Insulators are insulators used to support wires and are often used for the insulation of external live conductors in overhead transmission and distribution lines, power plants and substations, as well as various electrical equipment. They are generally made of insulating parts (such as glass, ceramics) and metal parts (such as steel feet, steel caps, flanges, etc.) assembled with adhesive or mechanical clamps. The basic performance of insulators includes electrical, mechanical, and thermal performance. In addition, there are also properties such as environmental resistance and aging resistance. When the voltage level of the insulator increases, its size and weight also increase accordingly, but the electrical and mechanical properties do not increase proportionally, and the heat resistance performance decreases rapidly.

(1) Electrical performance: The destructive discharge that occurs along the insulation surface is called flashover, and flashover characteristics are the main electrical performance of insulators. For different voltage levels, the withstand voltage requirements of insulators vary, and their indicators include power frequency dry and wet withstand voltage, lightning impulse withstand voltage, lightning impulse cutoff withstand voltage, operating impulse withstand voltage, etc. To avoid breakdown during operation, the breakdown voltage of the insulator is higher than the flashover voltage. In the factory test, breakdown type porcelain insulators are generally subjected to spark testing, which involves applying high voltage to cause frequent sparks on the insulation surface and maintaining it for a certain period of time to see if they are broken down. Some insulators also need to undergo corona tests, radio interference tests, partial discharge tests, and dielectric loss tests. Insulators in high-altitude areas have a decrease in electrical strength due to a decrease in air density. Therefore, their withstand voltage should be correspondingly increased when converted to standard atmospheric conditions. The flashover voltage of polluted insulators when they are damp is significantly lower than their dry and wet flashover voltage. Therefore, in polluted areas, insulation should be strengthened or pollution resistant insulators should be used.

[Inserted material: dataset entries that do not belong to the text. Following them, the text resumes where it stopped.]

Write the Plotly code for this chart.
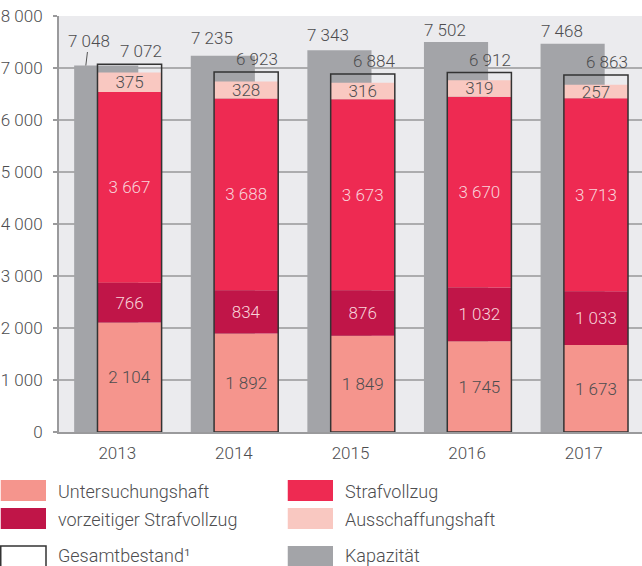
import plotly.graph_objects as go

years = ["2013", "2014", "2015", "2016", "2017"]
untersuchungshaft = [2104, 1892, 1849, 1745, 1673]
vorzeitiger = [766, 834, 876, 1032, 1033]
strafvollzug = [3667, 3688, 3673, 3670, 3713]
ausschaffungshaft = [375, 328, 316, 319, 257]
gesamtbestand = [7072, 6923, 6884, 6912, 6863]
kapazitaet = [7048, 7235, 7343, 7502, 7468]
y_tickvals = [0, 1000, 2000, 3000, 4000, 5000, 6000, 7000, 8000]
y_ticktext = ["0", "1 000", "2 000", "3 000", "4 000", "5 000", "6 000", "7 000", "8 000"]

FONT = "Roboto"
TXT = "#4d4d4f"
LIGHT_TXT = "#f9d3da"
C_UH = "#f5958d"
C_SV = "#ee2a52"
C_VS = "#c01548"
C_AH = "#f9c8c1"
C_KAP = "#a3a4a8"
BG = "#ebebee"

W, H = 642, 566
ML, MR, MT, MB = 59, 0, 16, 134
PW, PH = W - ML - MR, H - MT - MB

def fmt(v):
    return f"{v:,}".replace(",", " ")

BW = 0.55
OFF_CAP = -0.37
OFF_STK = -0.17
FS = 17
FS_LEG = 18
CAP_SHIFT = [0, 18, 15, 12, 13]  # vertical label offsets (style)

fig = go.Figure()

fig.add_trace(go.Bar(x=years, y=kapazitaet, name="Kapazität", marker=dict(color=C_KAP, line=dict(width=0)),
                     width=BW, offset=OFF_CAP, hoverinfo="x+y"))

base = [0] * len(years)
segments = [
    ("Untersuchungshaft", untersuchungshaft, C_UH, TXT),
    ("vorzeitiger Strafvollzug", vorzeitiger, C_VS, LIGHT_TXT),
    ("Strafvollzug", strafvollzug, C_SV, LIGHT_TXT),
    ("Ausschaffungshaft", ausschaffungshaft, C_AH, TXT),
]
for name, vals, col, tcol in segments:
    fig.add_trace(go.Bar(
        x=years, y=vals, base=list(base), name=name,
        marker=dict(color=col, line=dict(width=0)),
        width=BW, offset=OFF_STK,
        text=[fmt(v) for v in vals], textposition="inside", insidetextanchor="middle",
        textangle=0, constraintext="none",
        textfont=dict(family=FONT, size=FS, color=tcol, weight=300),
    ))
    base = [b + v for b, v in zip(base, vals)]

fig.add_trace(go.Bar(x=years, y=gesamtbestand, name="Gesamtbestand",
                     marker=dict(color="rgba(0,0,0,0)", line=dict(color="#333333", width=1.5)),
                     width=BW, offset=OFF_STK))

annotations = []
for i, (c, t) in enumerate(zip(kapazitaet, gesamtbestand)):
    if i == 0:
        annotations.append(dict(x=i + OFF_CAP + 0.1, y=c, xref="x", yref="y", text=fmt(c),
                                showarrow=True, arrowhead=0, arrowwidth=1, arrowcolor="#555",
                                ax=3, ay=-25, font=dict(family=FONT, size=FS, color=TXT, weight=300)))
    else:
        annotations.append(dict(x=i + OFF_CAP, y=c, xref="x", yref="y", text=fmt(c), showarrow=False,
                                xanchor="left", yanchor="middle", yshift=CAP_SHIFT[i], xshift=-2,
                                font=dict(family=FONT, size=FS, color=TXT, weight=300)))
    annotations.append(dict(x=i + OFF_STK + BW, y=t, xref="x", yref="y", text=fmt(t), showarrow=False,
                            xanchor="right", yanchor="middle", yshift=13, xshift=2,
                            font=dict(family=FONT, size=FS, color=TXT, weight=300)))

# manual legend (pixel layout converted to paper coordinates)
def px2x(px):
    return (px - ML) / PW

def py2y(py):
    return (MT + PH - py) / PH

legend_items = [
    ("Untersuchungshaft", C_UH, None, 0, 480, 491.5),
    ("Strafvollzug", C_SV, None, 287, 480, 491.5),
    ("vorzeitiger Strafvollzug", C_VS, None, 0, 508, 519.5),
    ("Ausschaffungshaft", C_AH, None, 287, 508, 519.5),
    ("Gesamtbestand¹", "white", "#333333", 0, 546, 555.5),
    ("Kapazität", C_KAP, None, 287, 546, 555.5),
]
shapes = []
for label, col, lc, lx, ly, ty in legend_items:
    shapes.append(dict(type="rect", xref="paper", yref="paper",
                       x0=px2x(lx + 0.75), x1=px2x(lx + 46), y0=py2y(ly), y1=py2y(ly + 21),
                       fillcolor=col, line=dict(color=lc if lc else col, width=1.5 if lc else 0), layer="above"))
    annotations.append(dict(x=px2x(lx + 56), y=py2y(ty), xref="paper", yref="paper", text=label,
                            showarrow=False, xanchor="left", yanchor="middle",
                            font=dict(family=FONT, size=FS_LEG, color=TXT, weight=300)))

fig.update_layout(
    width=W, height=H,
    margin=dict(l=ML, r=MR, t=MT, b=MB, pad=0),
    barmode="overlay",
    showlegend=False,
    plot_bgcolor=BG, paper_bgcolor="white",
    font=dict(family=FONT, size=FS, color=TXT, weight=300),
    uniformtext=dict(minsize=FS, mode="show"),
    annotations=annotations,
    shapes=shapes,
    xaxis=dict(type="category", range=[-0.5, 4.5], showgrid=False, showline=True, linecolor="#9a9a9c",
               linewidth=2, ticks="", ticklabelstandoff=5, tickfont=dict(family=FONT, size=FS, color=TXT, weight=300),
               fixedrange=True),
    yaxis=dict(range=[0, 8000], tickvals=y_tickvals, ticktext=y_ticktext, showgrid=True, gridcolor="#acacae",
               gridwidth=1.5, showline=True, linecolor="#9a9a9c", linewidth=2, ticks="outside", ticklen=4,
               tickcolor="#9a9a9c", tickwidth=1.5, ticklabelstandoff=7, zeroline=False,
               tickfont=dict(family=FONT, size=FS, color=TXT, weight=300), fixedrange=True),
)

fig.write_html("out.html", config={"displayModeBar": False},
               post_script="document.body.style.margin='0';document.body.style.overflow='hidden';")
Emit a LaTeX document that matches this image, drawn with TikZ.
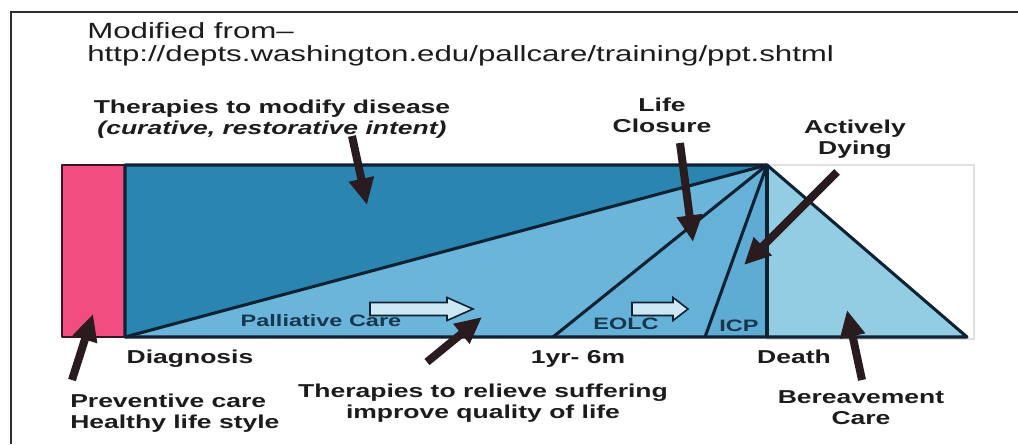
\documentclass[tikz,border=0pt]{standalone}
\usepackage{fontspec}
\newfontfamily\widesans{Liberation Sans}[FakeStretch=1.42]
\usetikzlibrary{arrows.meta}
\definecolor{framegray}{HTML}{2E2E2E}
\definecolor{textink}{HTML}{1C1C1C}
\definecolor{tagnavy}{HTML}{17364E}
\definecolor{pinkfill}{HTML}{F24D80}
\definecolor{pinkedge}{HTML}{3A1424}
\definecolor{cureblue}{HTML}{2A86B0}
\definecolor{palblue}{HTML}{6AB5D9}
\definecolor{eolcblue}{HTML}{65B1D7}
\definecolor{icpblue}{HTML}{5EABD3}
\definecolor{berblue}{HTML}{93CDE4}
\definecolor{edgenavy}{HTML}{0E2233}
\definecolor{arrowink}{HTML}{2A1B1F}
\definecolor{hollowfill}{HTML}{CDE7F4}
\definecolor{boxline}{HTML}{E0E0E0}
\newcommand{\blockarrow}[4]{% x0, x1 (tip), y, head length
  \draw[hollow] (#1,#3-6.5) -- (#2-#4,#3-6.5) -- (#2-#4,#3-11.5) -- (#2,#3)
    -- (#2-#4,#3+11.5) -- (#2-#4,#3+6.5) -- (#1,#3+6.5) -- cycle;
}

\begin{document}
\begin{tikzpicture}[
  x=0.75pt, y=-0.75pt,
  hdr/.style={font=\widesans\fontsize{16.5pt}{19pt}\selectfont, text=textink, inner sep=0},
  lbl/.style={font=\widesans\bfseries\fontsize{14pt}{15.75pt}\selectfont, text=textink,
              inner sep=0, align=center},
  inlbl/.style={font=\widesans\bfseries\fontsize{12.4pt}{14pt}\selectfont, text=tagnavy, inner sep=0},
  rim/.style={draw=edgenavy, line width=2.3pt, line join=round},
  pointer/.style={-{Triangle[length=20pt, width=18pt]}, arrowink, line width=6pt},
  hollow/.style={draw=edgenavy, fill=hollowfill, line width=1.2pt},
]
\useasboundingbox (0,0) rectangle (1018,444);
\fill[white] (0,0) rectangle (1018,444);
\draw[framegray, line width=1.3pt] (11,444) -- (11,12) -- (1018,12);

% =========================== source ===========================
\node[hdr, anchor=base west] (src) at (87,38) {Modified from–};
\node[hdr, anchor=base west] (url) at (87,61) {http://depts.washington.edu/pallcare/training/ppt.shtml};

% =========================== trajectory ===========================
\coordinate (apex) at (767,165);
\coordinate (diag) at (125,337);
\coordinate (yr) at (553,337);
\coordinate (icp) at (705,337);
\coordinate (death) at (767,337);
\coordinate (bend) at (967,337);

% white box behind bereavement
\draw[boxline, line width=0.8pt] (767,165) rectangle (974,339);
% preventive band
\fill[pinkfill] (62,165) rectangle (125,337);
\draw[rim, draw=pinkedge, line width=1.6pt] (62,165) rectangle (125,337);

% curative block and palliative wedges
\fill[cureblue] (125,165) rectangle (death);
\fill[palblue] (diag) -- (apex) -- (death) -- cycle;
\fill[eolcblue] (yr) -- (apex) -- (icp) -- cycle;
\fill[icpblue] (icp) -- (apex) -- (death) -- cycle;
\fill[berblue] (apex) -- (bend) -- (death) -- cycle;
\draw[rim] (125,165) -- (apex) -- (bend) -- (diag) -- cycle;
\foreach \p in {diag, yr, icp, death}{ \draw[rim] (\p) -- (apex); }

% in-chart labels + hollow arrows
\node[inlbl, anchor=base] (pal) at (321,326) {Palliative Care};
\node[inlbl, anchor=base] (eolc) at (626,329) {EOLC};
\node[inlbl, anchor=base] (icplbl) at (739,331) {ICP};
\blockarrow{370}{473}{309}{26}
\blockarrow{632}{688}{309}{15}

% time axis
\node[lbl, anchor=base] (diaglbl) at (190,363) {Diagnosis};
\node[lbl, anchor=base] (yrlbl) at (578,363) {1yr- 6m};
\node[lbl, anchor=base] (deathlbl) at (794,363) {Death};

% =========================== callouts ===========================
% (base anchor of a two-line label = baseline of its last line)
\node[lbl, anchor=base] (cure) at (272,134) {Therapies to modify disease\\\textit{(curative, restorative intent)}};
\node[lbl, anchor=base] (closure) at (662,132) {Life\\Closure};
\node[lbl, anchor=base] (dying) at (855,154) {Actively\\Dying};
\node[lbl, anchor=base] (relieve) at (483,418) {Therapies to relieve suffering\\improve quality of life};
\node[lbl, anchor=base west, align=left] (prevent) at (70,428) {Preventive care\\Healthy life style};
\node[lbl, anchor=base] (bereave) at (861,424) {Bereavement\\Care};

\coordinate (cureS) at (352,136);    \coordinate (cureT) at (367,205);
\coordinate (closureS) at (680,143); \coordinate (closureT) at (693,242);
\coordinate (dyingS) at (837,172);   \coordinate (dyingT) at (744,265);
\coordinate (preventS) at (72,380);  \coordinate (preventT) at (93,314);
\coordinate (relieveS) at (427,362); \coordinate (relieveT) at (482,317);
\coordinate (bereaveS) at (862,380); \coordinate (bereaveT) at (847,310);
\foreach \c in {cure, closure, dying, prevent, relieve, bereave}{
  \draw[pointer] (\c S) -- (\c T);
}
\end{tikzpicture}
\end{document}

The specific creepage distance (the ratio of creepage distance to rated voltage) should be higher than that of the normal type. Compared with AC insulators, DC insulators have a poorer electric field distribution, as well as adsorption of pollutants and electrolysis. They have a lower flashover voltage and generally require special structural design and a larger creepage distance.

(2) Mechanical performance: Insulators are often subjected to the gravity and tension of the conductor, wind force, icing weight, self weight of the insulator, conductor vibration, mechanical forces during equipment operation, short-circuit electrical force, earthquake, and other mechanical forces during operation. The relevant standards have strict requirements for mechanical performance regulations.

(3) Thermal performance: Outdoor insulators are required to have the ability to withstand sudden temperature changes. For example, porcelain insulators require several cold and hot cycles without cracking. Due to the passage of current, the temperature rise and allowable short-term current value of its components and insulation components must comply with relevant standards.